[Start Provided data]
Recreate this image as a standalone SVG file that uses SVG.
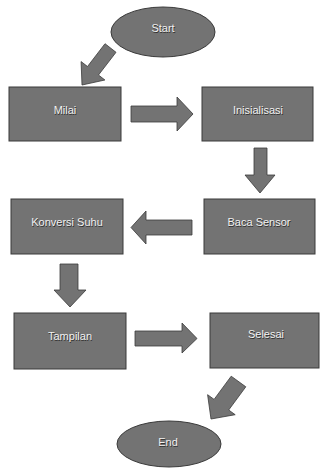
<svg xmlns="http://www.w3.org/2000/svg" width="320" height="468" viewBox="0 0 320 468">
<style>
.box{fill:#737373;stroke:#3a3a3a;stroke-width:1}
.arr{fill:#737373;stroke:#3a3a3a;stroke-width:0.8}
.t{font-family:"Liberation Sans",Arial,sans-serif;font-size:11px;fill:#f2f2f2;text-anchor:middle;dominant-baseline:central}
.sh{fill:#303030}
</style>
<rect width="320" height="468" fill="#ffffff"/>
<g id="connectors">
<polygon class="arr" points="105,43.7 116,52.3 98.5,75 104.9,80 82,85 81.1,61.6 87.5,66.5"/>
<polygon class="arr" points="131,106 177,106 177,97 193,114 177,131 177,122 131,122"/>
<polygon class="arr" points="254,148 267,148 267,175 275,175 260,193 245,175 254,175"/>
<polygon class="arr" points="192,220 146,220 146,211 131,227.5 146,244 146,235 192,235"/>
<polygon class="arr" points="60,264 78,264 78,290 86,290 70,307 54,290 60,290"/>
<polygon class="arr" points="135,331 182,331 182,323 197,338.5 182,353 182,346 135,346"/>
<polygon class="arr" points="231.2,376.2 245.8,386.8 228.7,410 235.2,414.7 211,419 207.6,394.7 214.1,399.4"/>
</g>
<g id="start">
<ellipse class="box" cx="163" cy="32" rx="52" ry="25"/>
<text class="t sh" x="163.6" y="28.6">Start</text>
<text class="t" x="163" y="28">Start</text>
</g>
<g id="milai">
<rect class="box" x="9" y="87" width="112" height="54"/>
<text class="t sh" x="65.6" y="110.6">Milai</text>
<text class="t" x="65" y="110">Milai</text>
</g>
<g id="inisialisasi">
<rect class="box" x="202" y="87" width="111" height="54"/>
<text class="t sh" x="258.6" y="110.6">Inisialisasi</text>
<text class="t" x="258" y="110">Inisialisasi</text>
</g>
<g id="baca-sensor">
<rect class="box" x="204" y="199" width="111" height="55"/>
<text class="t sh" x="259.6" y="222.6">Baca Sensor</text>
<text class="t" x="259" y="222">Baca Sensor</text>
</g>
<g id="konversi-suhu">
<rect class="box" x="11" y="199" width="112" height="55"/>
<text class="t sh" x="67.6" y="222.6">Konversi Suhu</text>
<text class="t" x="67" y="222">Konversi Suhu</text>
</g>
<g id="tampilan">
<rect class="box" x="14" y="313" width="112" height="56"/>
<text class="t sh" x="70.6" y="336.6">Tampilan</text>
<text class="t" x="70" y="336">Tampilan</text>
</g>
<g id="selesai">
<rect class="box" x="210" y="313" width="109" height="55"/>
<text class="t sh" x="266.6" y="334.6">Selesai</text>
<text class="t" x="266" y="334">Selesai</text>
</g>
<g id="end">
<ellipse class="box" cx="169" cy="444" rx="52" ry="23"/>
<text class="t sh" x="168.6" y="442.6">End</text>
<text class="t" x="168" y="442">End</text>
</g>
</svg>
[End Provided data]
_Given instruction_
Repeat the listing verbatim. Skip the pictures.

_The answer_
Recreate this image as a standalone SVG file that uses SVG.
<svg xmlns="http://www.w3.org/2000/svg" width="320" height="468" viewBox="0 0 320 468">
<style>
.box{fill:#737373;stroke:#3a3a3a;stroke-width:1}
.arr{fill:#737373;stroke:#3a3a3a;stroke-width:0.8}
.t{font-family:"Liberation Sans",Arial,sans-serif;font-size:11px;fill:#f2f2f2;text-anchor:middle;dominant-baseline:central}
.sh{fill:#303030}
</style>
<rect width="320" height="468" fill="#ffffff"/>
<g id="connectors">
<polygon class="arr" points="105,43.7 116,52.3 98.5,75 104.9,80 82,85 81.1,61.6 87.5,66.5"/>
<polygon class="arr" points="131,106 177,106 177,97 193,114 177,131 177,122 131,122"/>
<polygon class="arr" points="254,148 267,148 267,175 275,175 260,193 245,175 254,175"/>
<polygon class="arr" points="192,220 146,220 146,211 131,227.5 146,244 146,235 192,235"/>
<polygon class="arr" points="60,264 78,264 78,290 86,290 70,307 54,290 60,290"/>
<polygon class="arr" points="135,331 182,331 182,323 197,338.5 182,353 182,346 135,346"/>
<polygon class="arr" points="231.2,376.2 245.8,386.8 228.7,410 235.2,414.7 211,419 207.6,394.7 214.1,399.4"/>
</g>
<g id="start">
<ellipse class="box" cx="163" cy="32" rx="52" ry="25"/>
<text class="t sh" x="163.6" y="28.6">Start</text>
<text class="t" x="163" y="28">Start</text>
</g>
<g id="milai">
<rect class="box" x="9" y="87" width="112" height="54"/>
<text class="t sh" x="65.6" y="110.6">Milai</text>
<text class="t" x="65" y="110">Milai</text>
</g>
<g id="inisialisasi">
<rect class="box" x="202" y="87" width="111" height="54"/>
<text class="t sh" x="258.6" y="110.6">Inisialisasi</text>
<text class="t" x="258" y="110">Inisialisasi</text>
</g>
<g id="baca-sensor">
<rect class="box" x="204" y="199" width="111" height="55"/>
<text class="t sh" x="259.6" y="222.6">Baca Sensor</text>
<text class="t" x="259" y="222">Baca Sensor</text>
</g>
<g id="konversi-suhu">
<rect class="box" x="11" y="199" width="112" height="55"/>
<text class="t sh" x="67.6" y="222.6">Konversi Suhu</text>
<text class="t" x="67" y="222">Konversi Suhu</text>
</g>
<g id="tampilan">
<rect class="box" x="14" y="313" width="112" height="56"/>
<text class="t sh" x="70.6" y="336.6">Tampilan</text>
<text class="t" x="70" y="336">Tampilan</text>
</g>
<g id="selesai">
<rect class="box" x="210" y="313" width="109" height="55"/>
<text class="t sh" x="266.6" y="334.6">Selesai</text>
<text class="t" x="266" y="334">Selesai</text>
</g>
<g id="end">
<ellipse class="box" cx="169" cy="444" rx="52" ry="23"/>
<text class="t sh" x="168.6" y="442.6">End</text>
<text class="t" x="168" y="442">End</text>
</g>
</svg>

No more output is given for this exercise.